Merkel draws party cheers for centrist line on refugees
German Chancellor Angela Merkel pledged Monday to reduce a massive refugee influx but insisted on keeping the door open to the world's neediest, drawing a rousing standing ovation from her party.
After weeks of infighting over the expected arrival of around one million asylum seekers to Germany this year, Merkel appeared to unite her conservative Christian Democratic Union (CDU) behind a centrist line of generosity with clear limits.
She drew loud applause as she repeated her rallying cry "We can do it" during an impassioned hour-long speech, capped by nine minutes in which the 1,000 delegates took to their feet to cheer their chancellor, who beamed and waved to the crowd.
Merkel appealed to the venerable party's sense of history, saying that the same strength that allowed it "to rebuild from the rubble of the war to create the economic miracle, and to go from division to a reunified country" would get Germany through the refugee crisis.
Even in the face of demands from the right wing of the party for an upper limit on newcomers, Merkel insisted Germany would never seal its border.
"We want to tangibly reduce the number of refugees arriving," Merkel said.
"With an approach focused on the German, European and global level, we will succeed in regulating and limiting migration."
But she said Germany had a "moral and political" duty as Europe's top economic power to continue to help the world's desperate people, particularly those from war-ravaged Syria.
"We will live up to our humanitarian responsibility," she said.
The gathering of around 1,000 delegates in the southwestern city of Karlsruhe was seen as one of the most important of Merkel's 15-year tenure at the helm of the party.
After weeks of internal debate, the CDU was at pains to stage a show of unity ahead of three key state elections in March and a decision next year whether Merkel will stand for a fourth term in the 2017 general election.
- 'Big heart, no strategy' -
Ahead of an EU summit this week, Merkel said she was banking on a multi-pronged approach to cut refugee numbers, urging bolstered protection for the bloc's external borders, support for Turkey to host refugees long-term, and a long-shot bid for a distribution scheme among EU member states.
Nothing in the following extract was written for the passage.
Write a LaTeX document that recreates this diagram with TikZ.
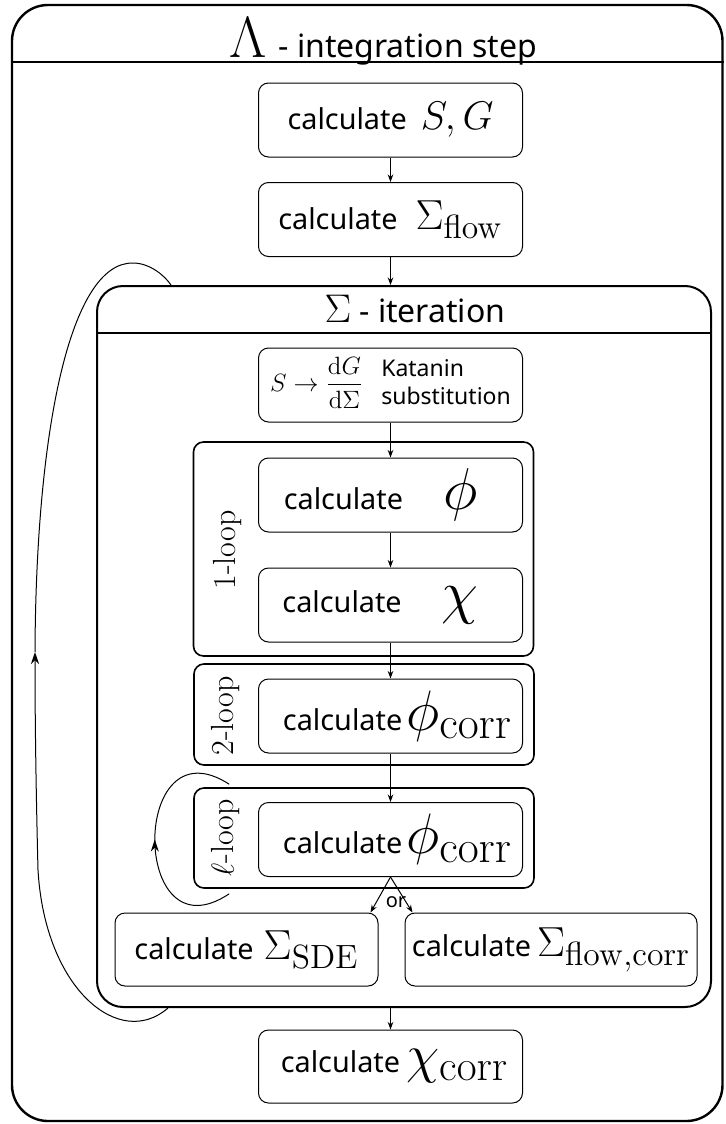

She also touted a range of measures already undertaken in Germany including extending a list of safe countries of origin, expediting repatriation of rejected asylum seekers and beefing up staffing to process applicants.
Merkel is widely seen as Europe's most influential leader and bagged the "Person of the Year" award from TIME magazine last week and the Financial Times on Monday.
But her open-door stance has drawn fire at home and in many corners of Europe, with critics accusing her of having a big heart but no clear strategy.
The chancellor won a battle with the right-wing of the CDU in the run-up to the gathering by torpedoing its bid to set a cap on the number of asylum seekers Germany would take in -- a proposal she has denounced as immoral and unconstitutional.
The compromise text, due to be passed later Monday, instead calls for a "tangible reduction of asylum seekers and refugees".
Germany is divided roughly down the middle by the refugee issue, with a poll on Friday showing 49 percent opposed Merkel's stance while 47 percent supported it.
The CDU has grown jittery as the disaffection has given a boost to the right-wing populist AfD party, which has soared to 10 percent in some polls.
"Many traditional voters feel homeless," news weekly Der Spiegel wrote in its current cover story headlined "The Anxious Nation".
Nevertheless, the CDU has recovered its footing in the polls after a steep drop in the autumn and is now tallying about 39 percent, just 2.5 points off its 2013 showing in the general election.
The SPD, which has been riven between centrists and leftists since Merkel booted then chancellor Gerhard Schroeder out of office in 2005, trails far behind at about 24 percent.
Merkel also has no clear challenger within her party, as even CDU critics acknowledge that she is their strongest asset at the polls.